30 de noviembre de 2019. Cines Los Prados, Oviedo.
Sara sale adelante como puede. Vive en un piso de acogida con su bebé y trabaja como limpiadora aunque está a punto de conseguir un contrato como auxiliar de cocina. También está intentando tener la custodia de su hermano pequeño que vive ahora en un centro de menores. Ella es una joven tenaz que no se rinde. Pero también querría tener más afecto. Por ejemplo, el del padre de su hijo, un chico con el que se lleva muy bien pero que sigue viviendo en casa de sus padres. O el de su propio padre que acaba de salir de la cárcel y le complica la vida.

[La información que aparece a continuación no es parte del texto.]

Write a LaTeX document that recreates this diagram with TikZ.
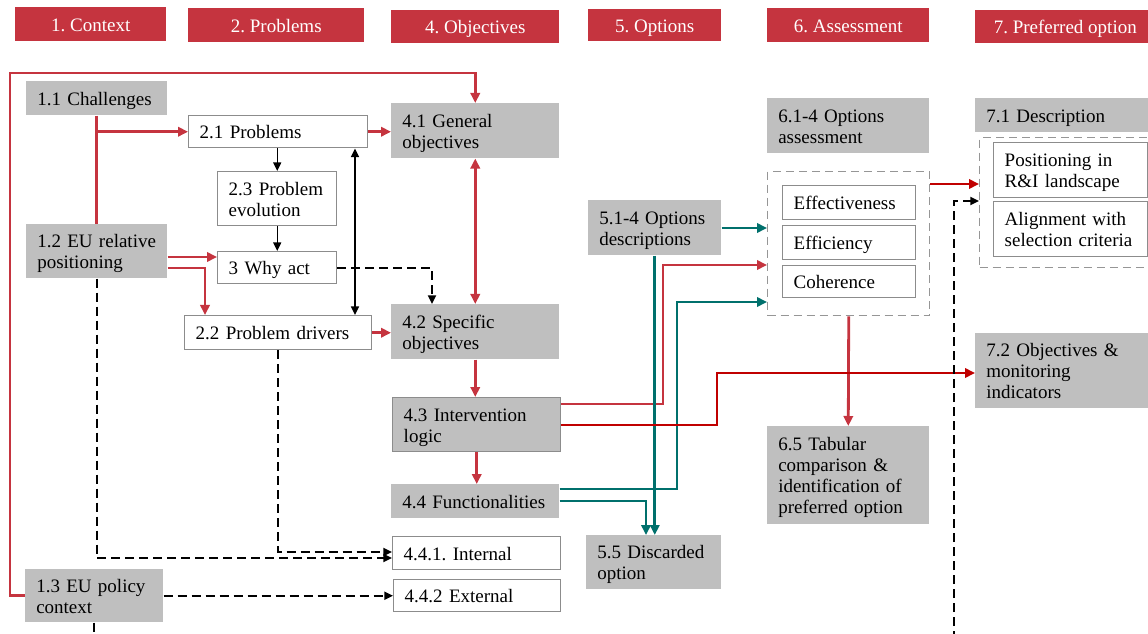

Algunas primeras películas son ya una joya. Por ejemplo, esta de Belén Funes que por el tema y por las formas es fácil comparar con el cine de los hermanos Dardenne. Mejor dicho, con sus mejores películas (Rosetta, La chica desconocida...) y en esa comparación Belén Funes saldría muy bien parada. Aunque si hubiera que buscar referencias nacionales se me ocurren algunas tan magníficas como La herida de Fernando Franco o La soledad de Jaime Rosales. Así de buena es esta historia en la que interesa tanto esa cotidianidad que vemos como lo que intuimos de la vida anterior de los personajes. Solo el título se hace extraño en una película con interpretaciones memorables de Greta y Eduard Fernández. Por este papel ella debería recibir muchos premios y muy buenas propuestas para otros trabajos notables y él... Bueno, dejémosle todo el protagonismo a ella que el buen hacer de su padre es ya resabido. La hija de un ladrón podría tener también parentesco con el mejor cine de Ken Loach, pero la mirada de Belén Funes es más sutil y contenida. No es la denuncia de injusticias lo que aquí se presenta. De hecho, hay bondad en todos los personajes y nadie es realmente culpable de la aspereza de las vidas que se retratan. Ni siquiera ese padre impulsivo y emotivo y que resulta tan normal como la vida de la que habla Sara cuando le preguntan por la suya. La hija de un ladrón es cine superlativo que no merece ser vista en unas condiciones de proyección lamentables que las producciones estadounidenses no permitirían en ninguna sala para sus aparatosos engendros. Hace unos días veíamos Madre de Rodrigo Sorogoyen, otra joya española que le da mil vueltas a la mayoría de las películas vecinas en la cartelera, e igual que nos ha pasado con esta tuvimos que conformarnos con verla con una luminosidad bajísima que seguramente algunos espectadores habrán achacado a la voluntad de sus directores y no a la falta de control sobre las condiciones en que se exhiben en nuestro país las obras de arte. Y es que conviene recordarlo: aunque mucho de lo que se proyecta en las salas comerciales no lo sea, algunas películas siguen siendo buena prueba de por qué al cine se le llama séptimo arte.